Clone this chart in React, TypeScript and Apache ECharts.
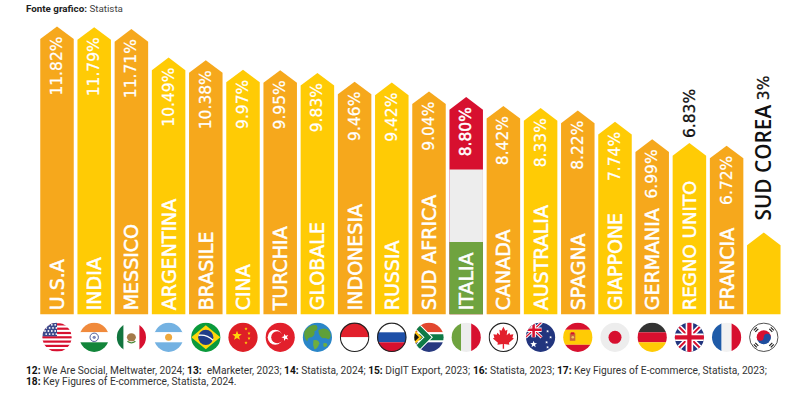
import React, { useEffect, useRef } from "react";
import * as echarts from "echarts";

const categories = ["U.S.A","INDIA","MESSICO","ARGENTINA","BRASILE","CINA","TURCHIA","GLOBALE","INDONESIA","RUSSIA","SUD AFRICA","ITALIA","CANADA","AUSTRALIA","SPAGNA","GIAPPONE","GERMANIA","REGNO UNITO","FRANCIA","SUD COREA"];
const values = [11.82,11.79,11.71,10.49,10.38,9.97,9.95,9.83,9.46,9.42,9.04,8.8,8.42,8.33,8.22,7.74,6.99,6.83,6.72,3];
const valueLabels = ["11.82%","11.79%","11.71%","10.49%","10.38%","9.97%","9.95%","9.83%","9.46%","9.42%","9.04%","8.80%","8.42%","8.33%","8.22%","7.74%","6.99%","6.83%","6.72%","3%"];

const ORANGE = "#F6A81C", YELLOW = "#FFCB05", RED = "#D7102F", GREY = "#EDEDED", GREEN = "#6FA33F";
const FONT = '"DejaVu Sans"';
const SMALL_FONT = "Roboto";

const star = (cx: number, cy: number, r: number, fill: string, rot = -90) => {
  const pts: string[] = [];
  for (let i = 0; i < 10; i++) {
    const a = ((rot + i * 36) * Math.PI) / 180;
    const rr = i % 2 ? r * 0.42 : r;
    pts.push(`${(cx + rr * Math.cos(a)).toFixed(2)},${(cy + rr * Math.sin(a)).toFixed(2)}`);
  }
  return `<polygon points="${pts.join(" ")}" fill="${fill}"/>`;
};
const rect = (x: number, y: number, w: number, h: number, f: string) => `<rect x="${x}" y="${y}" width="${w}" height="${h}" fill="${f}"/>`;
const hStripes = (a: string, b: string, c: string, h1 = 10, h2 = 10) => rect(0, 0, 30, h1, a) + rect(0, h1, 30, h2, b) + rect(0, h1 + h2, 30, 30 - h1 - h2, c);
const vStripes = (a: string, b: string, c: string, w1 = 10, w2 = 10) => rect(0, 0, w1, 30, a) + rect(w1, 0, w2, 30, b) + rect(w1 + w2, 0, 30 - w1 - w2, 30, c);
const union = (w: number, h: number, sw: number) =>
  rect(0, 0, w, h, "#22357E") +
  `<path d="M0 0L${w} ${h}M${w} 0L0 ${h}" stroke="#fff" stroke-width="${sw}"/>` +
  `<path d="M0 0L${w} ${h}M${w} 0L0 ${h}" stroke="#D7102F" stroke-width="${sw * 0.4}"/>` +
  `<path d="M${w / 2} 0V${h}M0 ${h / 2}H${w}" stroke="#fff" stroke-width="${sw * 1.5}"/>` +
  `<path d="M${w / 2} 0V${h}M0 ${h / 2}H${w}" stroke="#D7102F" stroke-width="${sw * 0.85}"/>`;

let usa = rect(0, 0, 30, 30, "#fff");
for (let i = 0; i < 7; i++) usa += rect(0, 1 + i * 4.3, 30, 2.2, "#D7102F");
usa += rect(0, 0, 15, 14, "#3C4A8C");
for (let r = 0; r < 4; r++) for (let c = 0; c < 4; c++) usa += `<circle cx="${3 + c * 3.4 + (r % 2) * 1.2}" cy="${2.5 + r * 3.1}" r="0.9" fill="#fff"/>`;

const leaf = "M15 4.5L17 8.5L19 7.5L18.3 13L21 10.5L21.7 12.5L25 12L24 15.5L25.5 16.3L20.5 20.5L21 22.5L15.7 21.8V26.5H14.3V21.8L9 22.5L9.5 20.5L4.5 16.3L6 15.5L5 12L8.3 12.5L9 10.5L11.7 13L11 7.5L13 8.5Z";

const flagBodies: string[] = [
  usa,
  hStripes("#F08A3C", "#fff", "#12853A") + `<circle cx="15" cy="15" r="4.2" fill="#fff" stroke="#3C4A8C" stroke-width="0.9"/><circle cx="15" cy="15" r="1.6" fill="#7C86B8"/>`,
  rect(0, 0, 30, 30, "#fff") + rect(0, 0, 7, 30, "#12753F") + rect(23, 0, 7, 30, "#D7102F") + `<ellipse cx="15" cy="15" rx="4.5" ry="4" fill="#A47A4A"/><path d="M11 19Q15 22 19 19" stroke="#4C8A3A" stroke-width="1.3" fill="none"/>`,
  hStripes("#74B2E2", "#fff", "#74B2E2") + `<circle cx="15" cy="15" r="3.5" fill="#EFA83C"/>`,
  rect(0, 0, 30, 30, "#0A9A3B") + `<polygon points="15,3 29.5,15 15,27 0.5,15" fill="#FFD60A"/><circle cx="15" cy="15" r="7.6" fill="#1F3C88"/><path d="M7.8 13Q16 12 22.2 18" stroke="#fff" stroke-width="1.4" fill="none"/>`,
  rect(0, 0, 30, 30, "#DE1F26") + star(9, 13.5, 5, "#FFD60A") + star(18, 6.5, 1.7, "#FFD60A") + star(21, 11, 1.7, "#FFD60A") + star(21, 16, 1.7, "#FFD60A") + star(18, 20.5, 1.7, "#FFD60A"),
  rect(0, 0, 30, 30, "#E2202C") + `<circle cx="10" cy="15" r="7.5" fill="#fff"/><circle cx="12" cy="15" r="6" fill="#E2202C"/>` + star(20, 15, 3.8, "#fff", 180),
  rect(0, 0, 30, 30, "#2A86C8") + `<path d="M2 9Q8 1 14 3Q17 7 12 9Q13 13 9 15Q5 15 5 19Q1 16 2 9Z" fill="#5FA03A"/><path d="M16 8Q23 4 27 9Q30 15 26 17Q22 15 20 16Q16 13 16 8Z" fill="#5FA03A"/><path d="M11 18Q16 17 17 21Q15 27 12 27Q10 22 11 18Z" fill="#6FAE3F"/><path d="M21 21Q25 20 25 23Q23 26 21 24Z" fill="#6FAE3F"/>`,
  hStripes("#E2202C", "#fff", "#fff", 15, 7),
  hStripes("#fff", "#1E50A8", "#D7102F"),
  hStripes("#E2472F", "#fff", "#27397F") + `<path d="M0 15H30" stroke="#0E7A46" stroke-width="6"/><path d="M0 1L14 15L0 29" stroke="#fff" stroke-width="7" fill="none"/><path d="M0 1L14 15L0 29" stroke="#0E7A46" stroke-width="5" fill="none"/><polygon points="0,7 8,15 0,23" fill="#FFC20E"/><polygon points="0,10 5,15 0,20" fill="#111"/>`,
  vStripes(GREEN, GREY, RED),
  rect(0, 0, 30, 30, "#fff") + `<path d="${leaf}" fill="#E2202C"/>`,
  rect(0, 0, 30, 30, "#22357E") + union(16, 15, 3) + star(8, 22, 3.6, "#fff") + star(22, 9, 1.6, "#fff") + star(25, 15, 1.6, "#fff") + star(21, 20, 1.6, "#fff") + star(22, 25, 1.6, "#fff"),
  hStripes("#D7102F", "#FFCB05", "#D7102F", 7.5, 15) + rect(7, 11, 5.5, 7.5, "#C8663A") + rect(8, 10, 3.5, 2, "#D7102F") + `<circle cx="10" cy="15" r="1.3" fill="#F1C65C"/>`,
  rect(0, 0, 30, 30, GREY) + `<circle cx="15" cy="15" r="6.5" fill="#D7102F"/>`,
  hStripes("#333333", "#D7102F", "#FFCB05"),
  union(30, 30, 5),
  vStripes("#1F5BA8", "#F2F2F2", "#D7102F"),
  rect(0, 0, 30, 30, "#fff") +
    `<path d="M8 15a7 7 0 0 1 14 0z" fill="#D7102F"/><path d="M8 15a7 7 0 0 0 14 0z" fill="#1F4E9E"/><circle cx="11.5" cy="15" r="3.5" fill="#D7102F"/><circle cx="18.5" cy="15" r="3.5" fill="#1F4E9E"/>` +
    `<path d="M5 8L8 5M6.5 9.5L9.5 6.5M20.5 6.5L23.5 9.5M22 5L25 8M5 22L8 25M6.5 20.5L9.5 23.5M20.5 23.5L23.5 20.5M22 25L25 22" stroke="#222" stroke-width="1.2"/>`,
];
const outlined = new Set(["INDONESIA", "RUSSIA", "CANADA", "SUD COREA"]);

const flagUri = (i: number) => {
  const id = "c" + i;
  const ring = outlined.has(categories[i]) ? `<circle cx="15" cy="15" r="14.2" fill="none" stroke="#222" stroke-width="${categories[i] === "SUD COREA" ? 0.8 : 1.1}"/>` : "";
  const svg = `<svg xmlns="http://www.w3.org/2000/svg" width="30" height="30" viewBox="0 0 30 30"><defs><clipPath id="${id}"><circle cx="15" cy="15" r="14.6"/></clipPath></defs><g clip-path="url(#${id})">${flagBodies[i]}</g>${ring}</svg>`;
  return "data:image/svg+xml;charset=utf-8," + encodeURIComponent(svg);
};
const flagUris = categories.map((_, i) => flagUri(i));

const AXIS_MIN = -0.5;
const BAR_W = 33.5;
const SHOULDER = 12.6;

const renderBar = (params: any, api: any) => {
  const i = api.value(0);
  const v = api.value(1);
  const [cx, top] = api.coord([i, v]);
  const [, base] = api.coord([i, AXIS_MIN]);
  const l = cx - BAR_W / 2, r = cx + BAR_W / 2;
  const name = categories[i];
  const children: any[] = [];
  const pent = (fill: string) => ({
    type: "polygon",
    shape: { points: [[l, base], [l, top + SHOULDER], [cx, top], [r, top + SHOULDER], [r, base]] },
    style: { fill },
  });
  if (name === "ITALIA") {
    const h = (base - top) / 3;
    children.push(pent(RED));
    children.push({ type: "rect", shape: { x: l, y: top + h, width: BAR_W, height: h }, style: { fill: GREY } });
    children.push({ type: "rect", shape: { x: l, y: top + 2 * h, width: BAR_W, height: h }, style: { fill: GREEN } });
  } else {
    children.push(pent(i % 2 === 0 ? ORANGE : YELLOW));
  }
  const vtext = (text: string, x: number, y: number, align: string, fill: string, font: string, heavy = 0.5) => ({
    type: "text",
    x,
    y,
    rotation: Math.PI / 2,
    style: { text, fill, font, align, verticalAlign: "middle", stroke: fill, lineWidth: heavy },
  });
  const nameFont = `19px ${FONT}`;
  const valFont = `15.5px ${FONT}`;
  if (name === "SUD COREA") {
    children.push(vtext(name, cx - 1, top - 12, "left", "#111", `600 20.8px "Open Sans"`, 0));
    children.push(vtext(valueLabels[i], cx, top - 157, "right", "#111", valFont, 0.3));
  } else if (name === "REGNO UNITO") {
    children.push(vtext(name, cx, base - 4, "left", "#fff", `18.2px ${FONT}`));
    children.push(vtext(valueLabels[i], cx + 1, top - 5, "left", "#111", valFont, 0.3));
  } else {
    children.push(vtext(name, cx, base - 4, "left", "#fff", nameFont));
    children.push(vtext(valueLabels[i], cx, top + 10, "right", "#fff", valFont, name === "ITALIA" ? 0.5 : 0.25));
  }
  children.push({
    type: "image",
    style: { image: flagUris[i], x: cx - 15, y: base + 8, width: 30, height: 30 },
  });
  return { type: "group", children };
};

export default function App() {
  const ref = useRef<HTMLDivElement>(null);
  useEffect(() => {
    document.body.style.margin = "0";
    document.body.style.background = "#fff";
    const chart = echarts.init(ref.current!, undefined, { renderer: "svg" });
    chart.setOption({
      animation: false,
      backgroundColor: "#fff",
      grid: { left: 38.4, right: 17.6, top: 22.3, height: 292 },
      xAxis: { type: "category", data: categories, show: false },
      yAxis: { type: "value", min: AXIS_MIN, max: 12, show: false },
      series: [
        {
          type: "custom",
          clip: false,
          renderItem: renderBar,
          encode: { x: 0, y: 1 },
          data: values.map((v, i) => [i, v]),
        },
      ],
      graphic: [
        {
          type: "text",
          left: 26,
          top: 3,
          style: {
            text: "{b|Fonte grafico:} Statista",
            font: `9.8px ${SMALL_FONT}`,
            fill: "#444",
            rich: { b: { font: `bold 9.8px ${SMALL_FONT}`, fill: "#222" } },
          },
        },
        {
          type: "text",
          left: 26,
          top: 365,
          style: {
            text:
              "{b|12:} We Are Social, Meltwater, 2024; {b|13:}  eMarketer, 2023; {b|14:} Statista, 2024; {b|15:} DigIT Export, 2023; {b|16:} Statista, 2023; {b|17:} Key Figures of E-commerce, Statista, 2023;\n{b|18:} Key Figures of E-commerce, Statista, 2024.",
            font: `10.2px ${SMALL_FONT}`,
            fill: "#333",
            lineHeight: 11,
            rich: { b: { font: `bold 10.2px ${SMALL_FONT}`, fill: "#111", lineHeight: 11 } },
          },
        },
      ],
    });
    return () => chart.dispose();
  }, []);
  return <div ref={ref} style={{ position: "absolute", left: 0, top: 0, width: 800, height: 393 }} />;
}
-*-*-
_WHAT NEEDS TO BE DONE_:
Leave out the pictures, then repeat the listing above exactly from its first line to the line with "import * as", inclusive.

_TASK SOLUTION_:
Clone this chart in React, TypeScript and Apache ECharts.
import React, { useEffect, useRef } from "react";
import * as echarts from "echarts";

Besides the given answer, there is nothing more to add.